The SEC should intervene to protect these retirement plans—public pensions regarded as “the dumbest investors in the room” by Wall Street. 
Historically, the SEC has looked the other way when the victims of Wall Street are public workers and pensioners. Public pensions, solely by virtue of their size, are considered by regulators to be “sophisticated investors” who can fend for themselves. In reality, these pensions are oversee by lay boards—utterly lacking investment expertise—who are hoodwinked all the time by Wall Street. Worse still, the participants in these funds whose retirement savings are at risk—teachers, firefighters and police—are not even permitted to see the prospectuses and other documents related to the investments. 
•  Who Would Oppose SEC Intervention? 
Who would oppose SEC intervention? Well, naturally Wall Street. Also, state politicians who receive substantial campaign contributions from money managers for steering public pensions into costly, underperforming investment contracts. By the way, my forensic investigations regularly reveal the following obvious truth: long-term damages resulting from hiring corrupt money managers always far exceed any kick-backs or bribes paid to politicians, or influential middlemen. For example, a $1 million bribe in connection with a $100 million asset management contract can easily result in $10 million in underperformance losses over time.

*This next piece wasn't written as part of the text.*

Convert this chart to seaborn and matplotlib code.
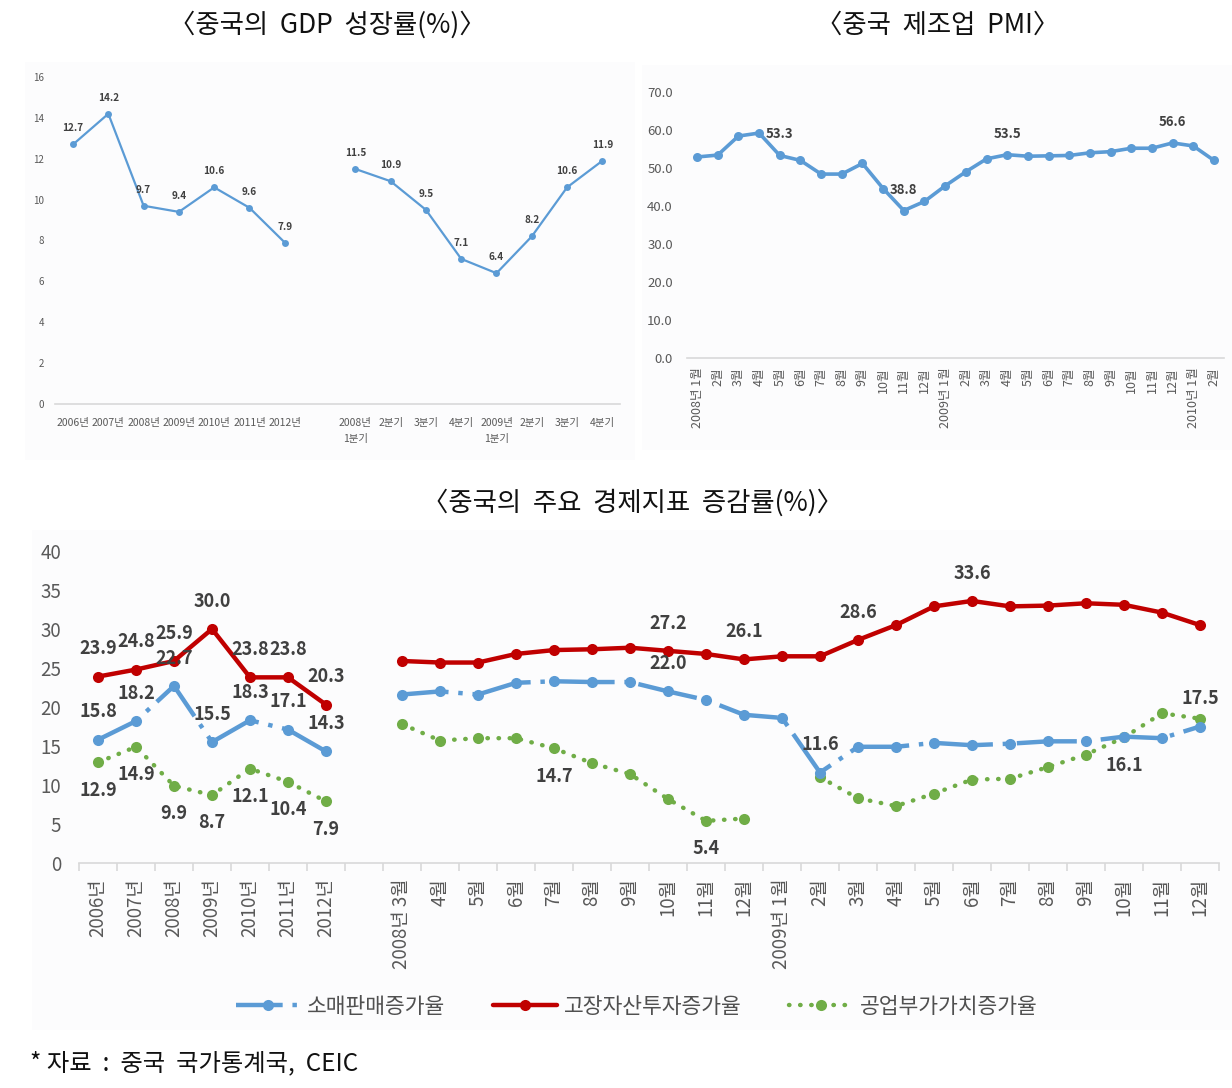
import numpy as np
import pandas as pd
import matplotlib
matplotlib.use("Agg")
import matplotlib.pyplot as plt
import seaborn as sns
from matplotlib.lines import Line2D
from matplotlib.patches import Rectangle

# ---------------- data ----------------
gdp_year_labels = ["2006년", "2007년", "2008년", "2009년", "2010년", "2011년", "2012년"]
gdp_year = [12.7, 14.2, 9.7, 9.4, 10.6, 9.6, 7.9]
gdp_quarter_labels = ["2008년\n1분기", "2분기", "3분기", "4분기", "2009년\n1분기", "2분기", "3분기", "4분기"]
gdp_quarter = [11.5, 10.9, 9.5, 7.1, 6.4, 8.2, 10.6, 11.9]

pmi_labels = ["2008년 1월", "2월", "3월", "4월", "5월", "6월", "7월", "8월", "9월", "10월", "11월", "12월",
              "2009년 1월", "2월", "3월", "4월", "5월", "6월", "7월", "8월", "9월", "10월", "11월", "12월",
              "2010년 1월", "2월"]
pmi = [52.9, 53.4, 58.4, 59.2, 53.3, 52.0, 48.4, 48.4, 51.2, 44.6, 38.8, 41.2,
       45.3, 49.0, 52.4, 53.5, 53.1, 53.2, 53.3, 54.0, 54.3, 55.2, 55.2, 56.6,
       55.8, 52.0]

ind_year_labels = ["2006년", "2007년", "2008년", "2009년", "2010년", "2011년", "2012년"]
ind_month_labels = ["2008년 3월", "4월", "5월", "6월", "7월", "8월", "9월", "10월", "11월", "12월",
                    "2009년 1월", "2월", "3월", "4월", "5월", "6월", "7월", "8월", "9월", "10월", "11월", "12월"]
retail_year = [15.8, 18.2, 22.7, 15.5, 18.3, 17.1, 14.3]
fai_year = [23.9, 24.8, 25.9, 30.0, 23.8, 23.8, 20.3]
iva_year = [12.9, 14.9, 9.9, 8.7, 12.1, 10.4, 7.9]
retail_month = [21.6, 22.0, 21.6, 23.1, 23.3, 23.2, 23.2, 22.0, 20.9, 19.0,
                18.6, 11.6, 14.9, 14.9, 15.4, 15.1, 15.3, 15.6, 15.6, 16.2, 16.0, 17.5]
fai_month = [25.9, 25.7, 25.7, 26.8, 27.3, 27.4, 27.6, 27.2, 26.8, 26.1,
             26.5, 26.5, 28.6, 30.5, 32.9, 33.6, 32.9, 33.0, 33.3, 33.1, 32.1, 30.5]
iva_month = [17.8, 15.7, 16.0, 16.0, 14.7, 12.8, 11.4, 8.2, 5.4, 5.7,
             np.nan, 11.0, 8.3, 7.3, 8.9, 10.7, 10.8, 12.3, 13.9, 16.1, 19.2, 18.5]
series_names = ["소매판매증가율", "고장자산투자증가율", "공업부가가치증가율"]

# labelled points (indices into the category axis of each panel)
pmi_label_idx = [4, 10, 15, 23]
retail_label_idx = [0, 1, 2, 3, 4, 5, 6, 15, 19, 29]
fai_label_idx = [0, 1, 2, 3, 4, 5, 6, 15, 17, 20, 23]
iva_label_idx = [0, 1, 2, 3, 4, 5, 6, 12, 16, 27]

# ---------------- style ----------------
sns.set_theme(style="white")
plt.rcParams["font.family"] = ["Noto Sans CJK KR", "DejaVu Sans"]
plt.rcParams["axes.unicode_minus"] = False

BLUE = "#5B9BD5"
RED = "#C00000"
GREEN = "#70AD47"
TICK = "#595959"
LAB = "#404040"
BASE = "#D9D9D9"

W, H = 1232, 1088
fig = plt.figure(figsize=(W / 100, H / 100), dpi=100)
fig.patch.set_facecolor("white")


def rect(x0, y0, x1, y1):
    return [x0 / W, 1 - y1 / H, (x1 - x0) / W, (y1 - y0) / H]


# faint panel backgrounds (behind the axes)
for (x0, y0, x1, y1) in [(25, 62, 635, 460), (642, 65, 1232, 450), (32, 530, 1232, 1030)]:
    fig.patches.append(Rectangle((x0 / W, 1 - y1 / H), (x1 - x0) / W, (y1 - y0) / H,
                                 transform=fig.transFigure, facecolor="#FCFCFD",
                                 edgecolor="none", zorder=-5))


def style_axes(ax):
    ax.set_facecolor("none")
    ax.set_zorder(2)
    for s in ["top", "right", "left"]:
        ax.spines[s].set_visible(False)
    ax.spines["bottom"].set_color(BASE)
    ax.spines["bottom"].set_linewidth(1.2)
    ax.grid(False)
    ax.set_xlabel("")
    ax.set_ylabel("")


def line(ax, xs, ys, color, lw, ms, ls="-", capstyle="butt"):
    df = pd.DataFrame({"x": xs, "y": ys})
    sns.lineplot(data=df, x="x", y="y", ax=ax, color=color, linewidth=lw, marker="o",
                 markersize=ms, markeredgewidth=0, linestyle=ls, sort=False,
                 estimator=None, dash_capstyle=capstyle, legend=False)


# ---------------- GDP panel ----------------
ax1 = fig.add_axes(rect(55.4, 77, 620, 404))
gdp_cats = gdp_year_labels + [""] + gdp_quarter_labels
x_year = list(range(len(gdp_year)))
x_quarter = list(range(len(gdp_year) + 1, len(gdp_cats)))
line(ax1, x_year, gdp_year, BLUE, 1.6, 5)
line(ax1, x_quarter, gdp_quarter, BLUE, 1.6, 5)
for xs, ys in [(x_year, gdp_year), (x_quarter, gdp_quarter)]:
    for x, y in zip(xs, ys):
        ax1.annotate(f"{y:.1f}", (x, y), xytext=(0, 11.5), textcoords="offset points",
                     ha="center", va="center", fontsize=7.2, fontweight="bold", color=LAB)
style_axes(ax1)
ax1.set_xlim(-0.5, len(gdp_cats) - 0.5)
ax1.set_ylim(0, 16)
ax1.set_yticks(np.arange(0, 17, 2))
ax1.set_yticklabels([str(v) for v in range(0, 17, 2)])
ax1.set_xticks(range(len(gdp_cats)))
ax1.set_xticklabels(gdp_cats)
ax1.tick_params(axis="y", length=0, pad=8, labelsize=7, labelcolor=TICK)
ax1.tick_params(axis="x", length=0, pad=10, labelsize=7.5, labelcolor=TICK)
for t in ax1.get_xticklabels():
    t.set_linespacing(1.75)

# ---------------- PMI panel ----------------
ax2 = fig.add_axes(rect(686.7, 92, 1224.3, 358))
xp = list(range(len(pmi)))
line(ax2, xp, pmi, BLUE, 2.6, 6.5)
for i in pmi_label_idx:
    if i in (4, 10):  # these labels sit to the right of the preceding point
        ax2.annotate(f"{pmi[i]:.1f}", (i - 1, pmi[i - 1]), xytext=(4.5, -1), textcoords="offset points",
                     ha="left", va="center", fontsize=9.5, fontweight="bold", color=LAB)
    else:
        ax2.annotate(f"{pmi[i]:.1f}", (i, pmi[i]), xytext=(0, 15), textcoords="offset points",
                     ha="center", va="center", fontsize=9.5, fontweight="bold", color=LAB)
style_axes(ax2)
ax2.set_xlim(-0.5, len(pmi) - 0.5)
ax2.set_ylim(0, 70)
ax2.set_yticks(np.arange(0, 71, 10))
ax2.set_yticklabels([f"{v:.1f}" for v in range(0, 71, 10)])
ax2.set_xticks(xp)
ax2.set_xticklabels(pmi_labels, rotation=90)
ax2.tick_params(axis="y", length=0, pad=10, labelsize=9.5, labelcolor=TICK)
ax2.tick_params(axis="x", length=0, pad=7, labelsize=9, labelcolor=TICK)

# ---------------- indicators panel ----------------
ax3 = fig.add_axes(rect(79, 551, 1219, 863))
cats3 = ind_year_labels + [""] + ind_month_labels
retail_all = retail_year + [np.nan] + retail_month
fai_all = fai_year + [np.nan] + fai_month
iva_all = iva_year + [np.nan] + iva_month

LW3, MS3 = 3.2, 8
blue_ls = (3.0, (13.5, 2.2, 1.0, 2.2))
green_ls = (0, (0.1, 2.4))


def segments(vals):
    segs, cur = [], []
    for i, v in enumerate(vals):
        if np.isnan(v):
            if cur:
                segs.append(cur)
            cur = []
        else:
            cur.append(i)
    if cur:
        segs.append(cur)
    return segs


for vals, color, ls, cap in [(iva_all, GREEN, green_ls, "round"),
                             (retail_all, BLUE, blue_ls, "butt"),
                             (fai_all, RED, "-", "butt")]:
    for seg in segments(vals):
        line(ax3, seg, [vals[i] for i in seg], color, LW3, MS3, ls, cap)

for idxs, vals, dy in [(fai_label_idx, fai_all, 20), (retail_label_idx, retail_all, 20),
                       (iva_label_idx, iva_all, -20)]:
    for i in idxs:
        ax3.annotate(f"{vals[i]:.1f}", (i, vals[i]), xytext=(0, dy), textcoords="offset points",
                     ha="center", va="center", fontsize=13, fontweight="bold", color=LAB)

style_axes(ax3)
ax3.set_xlim(-0.5, len(cats3) - 0.5)
ax3.set_ylim(0, 40)
ax3.set_yticks(np.arange(0, 41, 5))
ax3.set_yticklabels([str(v) for v in range(0, 41, 5)])
ax3.set_xticks(range(len(cats3)))
ax3.set_xticklabels(cats3, rotation=90)
ax3.set_xticks(np.arange(-0.5, len(cats3), 1.0), minor=True)
ax3.tick_params(axis="y", length=0, pad=13, labelsize=13.5, labelcolor=TICK)
ax3.tick_params(axis="x", which="major", length=0, pad=11, labelsize=13.5, labelcolor=TICK)
ax3.tick_params(axis="x", which="minor", length=6, width=1.2, color=BASE, bottom=True)

handles = [
    Line2D([], [], color=BLUE, lw=LW3, marker="o", markersize=MS3, markeredgewidth=0, linestyle=blue_ls),
    Line2D([], [], color=RED, lw=LW3, marker="o", markersize=MS3, markeredgewidth=0, linestyle="-"),
    Line2D([], [], color=GREEN, lw=LW3, marker="o", markersize=MS3, markeredgewidth=0,
           linestyle=green_ls, dash_capstyle="round"),
]
leg = ax3.legend(handles, series_names, loc="center", bbox_to_anchor=(637 / W, 1 - 1007 / H),
                 bbox_transform=fig.transFigure, ncol=3, frameon=False, fontsize=15.5,
                 handlelength=3.0, columnspacing=2.2, handletextpad=0.3, numpoints=1)
for t in leg.get_texts():
    t.set_color("#505050")

# ---------------- titles / source ----------------
fig.text(327 / W, 1 - 25 / H, "〈중국의  GDP  성장률(%)〉", ha="center", va="center", fontsize=19, color="#111111")
fig.text(938 / W, 1 - 25 / H, "〈중국  제조업  PMI〉", ha="center", va="center", fontsize=19, color="#111111")
fig.text(632 / W, 1 - 503 / H, "〈중국의  주요  경제지표  증감률(%)〉", ha="center", va="center", fontsize=19,
         color="#111111")
fig.text(30 / W, 1 - 1063 / H, "* 자료  :  중국  국가통계국,  CEIC", ha="left", va="center", fontsize=17.5,
         color="#111111")

fig.savefig("out.png", dpi=100, facecolor="white")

Long-term damages resulting from hiring corrupt money managers always far exceed any kick-backs or bribes paid to politicians or influential middlemen. For example, a $1 million bribe in connection with a $100 million asset management contract can easily result in $10 million in underperformance losses over time.
It may seem like a long-shot to demand an SEC intervention. Nevertheless, I honestly believe that if enough STRS Ohio stakeholders, including reform-minded board members, petition the SEC to investigate, the federal agency may choose to take action. 
Better still, imagine if stakeholders in every state pension in America were to sign petitions demanding SEC intervention. In my opinion, such a national outcry would be impossible for the agency to ignore.